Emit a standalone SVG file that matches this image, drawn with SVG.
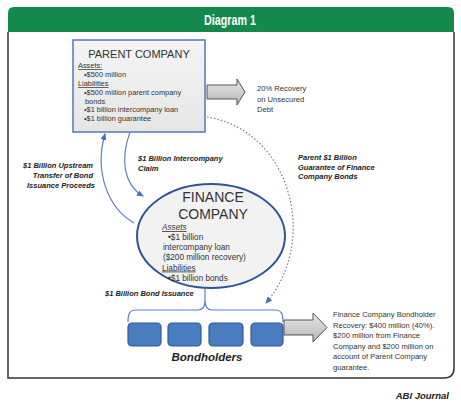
<svg xmlns="http://www.w3.org/2000/svg" width="461" height="411" viewBox="0 0 461 411">
<defs>
<style>
.t{font-family:"Liberation Sans",Arial,sans-serif;fill:#333}
.s{font-size:7.4px}
.e{font-size:8.2px}
.lb{font-family:"Liberation Sans",Arial,sans-serif;font-size:7.5px;font-weight:bold;font-style:italic;fill:#222}
.r{font-size:7.6px}
.u{text-decoration:underline}
.conn{fill:none;stroke:#5b80c4;stroke-width:1.2}
.bh{fill:#4a7cc0;stroke:#2f5a99;stroke-width:1.2}
.garrow{fill:url(#gg);stroke:#555;stroke-width:1}
</style>
<linearGradient id="pg" x1="0" y1="0" x2="0" y2="1">
<stop offset="0" stop-color="#f4f4f4"/><stop offset="1" stop-color="#e6e6e6"/>
</linearGradient>
<linearGradient id="gg" x1="0" y1="0" x2="0" y2="1">
<stop offset="0" stop-color="#e8e8e8"/><stop offset="0.5" stop-color="#cfcfcf"/><stop offset="1" stop-color="#b5b5b5"/>
</linearGradient>
<marker id="ah" markerWidth="7" markerHeight="6" refX="6" refY="3" orient="auto" markerUnits="userSpaceOnUse">
<path d="M0,0 L7,3 L0,6 z" fill="#4470b5"/>
</marker>
</defs>
<rect width="461" height="411" fill="#fff"/>
<g id="frame">
<path d="M8,13 Q8,7 14,7 L448,7 Q454,7 454,13 L454,32 L8,32 z" fill="#138a4c"/>
<path d="M8,32 L8,378 L444,378 Q454,378 454,368 L454,32" fill="none" stroke="#333" stroke-width="1.5"/>
<text x="230" y="25" font-family="Liberation Sans,Arial,sans-serif" font-size="14" font-weight="bold" fill="#fff" text-anchor="middle" textLength="52" lengthAdjust="spacingAndGlyphs">Diagram 1</text>
</g>
<g id="connectors">
<path class="conn" d="M134,223 C108,208 94,172 105,134" marker-end="url(#ah)"/>
<path class="conn" d="M130,132 C120,160 124,185 143,196" marker-end="url(#ah)"/>
<path class="conn" d="M207,117 C290,130 320,240 266,303" stroke-dasharray="1.5 2" marker-end="url(#ah)"/>
<path class="conn" d="M128,322 C128,313 130,310 136,310 L198,310 C203,310 205,307 205,300 L205,289 M205,300 C205,307 207,310 212,310 L275,310 C281,310 283,313 283,322" stroke-width="1"/>
</g>
<g id="parent">
<rect x="73" y="40" width="132" height="92" fill="url(#pg)" stroke="#4f79b7" stroke-width="1.5"/>
<text class="t" x="139" y="58" font-size="11" text-anchor="middle">PARENT COMPANY</text>
<text class="t s u" x="78" y="68">Assets:</text>
<text class="t s" x="84" y="77">•$500 million</text>
<text class="t s u" x="78" y="86">Liabilities</text>
<text class="t s" x="84" y="95">•$500 million parent company</text>
<text class="t s" x="85" y="103.5">bonds</text>
<text class="t s" x="84" y="112">•$1 billion intercompany loan</text>
<text class="t s" x="84" y="121">•$1 billion guarantee</text>
</g>
<g id="recovery-arrow">
<path class="garrow" d="M207,85 L237,85 L237,79 L245,92 L237,105 L237,99 L207,99 z"/>
<text class="t r" x="257" y="91">20% Recovery</text>
<text class="t r" x="257" y="102">on Unsecured</text>
<text class="t r" x="257" y="112">Debt</text>
</g>
<g id="labels">
<text class="lb" x="93" y="168" text-anchor="end">$1 Billion Upstream</text>
<text class="lb" x="93" y="178" text-anchor="end">Transfer of Bond</text>
<text class="lb" x="95" y="188" text-anchor="end">Issuance Proceeds</text>
<text class="lb" x="138" y="161">$1 Billion Intercompany</text>
<text class="lb" x="138" y="171">Claim</text>
<text class="lb" x="298" y="160">Parent $1 Billion</text>
<text class="lb" x="298" y="169.5">Guarantee of Finance</text>
<text class="lb" x="298" y="179">Company Bonds</text>
<text class="lb" x="105" y="296">$1 Billion Bond Issuance</text>
</g>
<g id="finance">
<ellipse cx="211" cy="236" rx="74" ry="52" fill="#f2f2f2" stroke="#2f5597" stroke-width="2"/>
<text class="t" x="213" y="202" font-size="14" text-anchor="middle">FINANCE</text>
<text class="t" x="213" y="219" font-size="14" text-anchor="middle">COMPANY</text>
<text class="t e u" x="162" y="230" font-style="italic">Assets</text>
<text class="t e" x="168" y="240">•$1 billion</text>
<text class="t e" x="163" y="250">intercompany loan</text>
<text class="t e" x="163" y="260">($200 million recovery)</text>
<text class="t e u" x="162" y="270.5">Liabilities</text>
<text class="t e" x="168" y="281">•$1 billion bonds</text>
</g>
<g id="bondholders">
<rect class="bh" x="128" y="323" width="33" height="23" rx="4"/>
<rect class="bh" x="168" y="323" width="33" height="23" rx="4"/>
<rect class="bh" x="209" y="323" width="34" height="23" rx="4"/>
<rect class="bh" x="251" y="323" width="32" height="23" rx="4"/>
<text x="207" y="361" font-family="Liberation Sans,Arial,sans-serif" font-size="11.5" font-weight="bold" font-style="italic" fill="#222" text-anchor="middle">Bondholders</text>
</g>
<g id="bondholder-recovery">
<path class="garrow" d="M284,320 L313,320 L313,313 L327,327.5 L313,342 L313,335 L284,335 z"/>
<text class="t r" x="333" y="317">Finance Company Bondholder</text>
<text class="t r" x="333" y="327.5">Recovery:  $400 million (40%).</text>
<text class="t r" x="333" y="338">$200  million from Finance</text>
<text class="t r" x="333" y="348.5">Company and $200 million  on</text>
<text class="t r" x="333" y="359">account of Parent Company</text>
<text class="t r" x="333" y="369.5">guarantee.</text>
</g>
<text x="449" y="399" font-family="Liberation Sans,Arial,sans-serif" font-size="9.5" font-weight="bold" font-style="italic" fill="#222" text-anchor="end">ABI Journal</text>
</svg>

• • • • • • •

| WRITTEN INSTRUCTION |
Leave out the pictures and restate everything else word for word.

| RESPONSE |
Emit a standalone SVG file that matches this image, drawn with SVG.
<svg xmlns="http://www.w3.org/2000/svg" width="461" height="411" viewBox="0 0 461 411">
<defs>
<style>
.t{font-family:"Liberation Sans",Arial,sans-serif;fill:#333}
.s{font-size:7.4px}
.e{font-size:8.2px}
.lb{font-family:"Liberation Sans",Arial,sans-serif;font-size:7.5px;font-weight:bold;font-style:italic;fill:#222}
.r{font-size:7.6px}
.u{text-decoration:underline}
.conn{fill:none;stroke:#5b80c4;stroke-width:1.2}
.bh{fill:#4a7cc0;stroke:#2f5a99;stroke-width:1.2}
.garrow{fill:url(#gg);stroke:#555;stroke-width:1}
</style>
<linearGradient id="pg" x1="0" y1="0" x2="0" y2="1">
<stop offset="0" stop-color="#f4f4f4"/><stop offset="1" stop-color="#e6e6e6"/>
</linearGradient>
<linearGradient id="gg" x1="0" y1="0" x2="0" y2="1">
<stop offset="0" stop-color="#e8e8e8"/><stop offset="0.5" stop-color="#cfcfcf"/><stop offset="1" stop-color="#b5b5b5"/>
</linearGradient>
<marker id="ah" markerWidth="7" markerHeight="6" refX="6" refY="3" orient="auto" markerUnits="userSpaceOnUse">
<path d="M0,0 L7,3 L0,6 z" fill="#4470b5"/>
</marker>
</defs>
<rect width="461" height="411" fill="#fff"/>
<g id="frame">
<path d="M8,13 Q8,7 14,7 L448,7 Q454,7 454,13 L454,32 L8,32 z" fill="#138a4c"/>
<path d="M8,32 L8,378 L444,378 Q454,378 454,368 L454,32" fill="none" stroke="#333" stroke-width="1.5"/>
<text x="230" y="25" font-family="Liberation Sans,Arial,sans-serif" font-size="14" font-weight="bold" fill="#fff" text-anchor="middle" textLength="52" lengthAdjust="spacingAndGlyphs">Diagram 1</text>
</g>
<g id="connectors">
<path class="conn" d="M134,223 C108,208 94,172 105,134" marker-end="url(#ah)"/>
<path class="conn" d="M130,132 C120,160 124,185 143,196" marker-end="url(#ah)"/>
<path class="conn" d="M207,117 C290,130 320,240 266,303" stroke-dasharray="1.5 2" marker-end="url(#ah)"/>
<path class="conn" d="M128,322 C128,313 130,310 136,310 L198,310 C203,310 205,307 205,300 L205,289 M205,300 C205,307 207,310 212,310 L275,310 C281,310 283,313 283,322" stroke-width="1"/>
</g>
<g id="parent">
<rect x="73" y="40" width="132" height="92" fill="url(#pg)" stroke="#4f79b7" stroke-width="1.5"/>
<text class="t" x="139" y="58" font-size="11" text-anchor="middle">PARENT COMPANY</text>
<text class="t s u" x="78" y="68">Assets:</text>
<text class="t s" x="84" y="77">•$500 million</text>
<text class="t s u" x="78" y="86">Liabilities</text>
<text class="t s" x="84" y="95">•$500 million parent company</text>
<text class="t s" x="85" y="103.5">bonds</text>
<text class="t s" x="84" y="112">•$1 billion intercompany loan</text>
<text class="t s" x="84" y="121">•$1 billion guarantee</text>
</g>
<g id="recovery-arrow">
<path class="garrow" d="M207,85 L237,85 L237,79 L245,92 L237,105 L237,99 L207,99 z"/>
<text class="t r" x="257" y="91">20% Recovery</text>
<text class="t r" x="257" y="102">on Unsecured</text>
<text class="t r" x="257" y="112">Debt</text>
</g>
<g id="labels">
<text class="lb" x="93" y="168" text-anchor="end">$1 Billion Upstream</text>
<text class="lb" x="93" y="178" text-anchor="end">Transfer of Bond</text>
<text class="lb" x="95" y="188" text-anchor="end">Issuance Proceeds</text>
<text class="lb" x="138" y="161">$1 Billion Intercompany</text>
<text class="lb" x="138" y="171">Claim</text>
<text class="lb" x="298" y="160">Parent $1 Billion</text>
<text class="lb" x="298" y="169.5">Guarantee of Finance</text>
<text class="lb" x="298" y="179">Company Bonds</text>
<text class="lb" x="105" y="296">$1 Billion Bond Issuance</text>
</g>
<g id="finance">
<ellipse cx="211" cy="236" rx="74" ry="52" fill="#f2f2f2" stroke="#2f5597" stroke-width="2"/>
<text class="t" x="213" y="202" font-size="14" text-anchor="middle">FINANCE</text>
<text class="t" x="213" y="219" font-size="14" text-anchor="middle">COMPANY</text>
<text class="t e u" x="162" y="230" font-style="italic">Assets</text>
<text class="t e" x="168" y="240">•$1 billion</text>
<text class="t e" x="163" y="250">intercompany loan</text>
<text class="t e" x="163" y="260">($200 million recovery)</text>
<text class="t e u" x="162" y="270.5">Liabilities</text>
<text class="t e" x="168" y="281">•$1 billion bonds</text>
</g>
<g id="bondholders">
<rect class="bh" x="128" y="323" width="33" height="23" rx="4"/>
<rect class="bh" x="168" y="323" width="33" height="23" rx="4"/>
<rect class="bh" x="209" y="323" width="34" height="23" rx="4"/>
<rect class="bh" x="251" y="323" width="32" height="23" rx="4"/>
<text x="207" y="361" font-family="Liberation Sans,Arial,sans-serif" font-size="11.5" font-weight="bold" font-style="italic" fill="#222" text-anchor="middle">Bondholders</text>
</g>
<g id="bondholder-recovery">
<path class="garrow" d="M284,320 L313,320 L313,313 L327,327.5 L313,342 L313,335 L284,335 z"/>
<text class="t r" x="333" y="317">Finance Company Bondholder</text>
<text class="t r" x="333" y="327.5">Recovery:  $400 million (40%).</text>
<text class="t r" x="333" y="338">$200  million from Finance</text>
<text class="t r" x="333" y="348.5">Company and $200 million  on</text>
<text class="t r" x="333" y="359">account of Parent Company</text>
<text class="t r" x="333" y="369.5">guarantee.</text>
</g>
<text x="449" y="399" font-family="Liberation Sans,Arial,sans-serif" font-size="9.5" font-weight="bold" font-style="italic" fill="#222" text-anchor="end">ABI Journal</text>
</svg>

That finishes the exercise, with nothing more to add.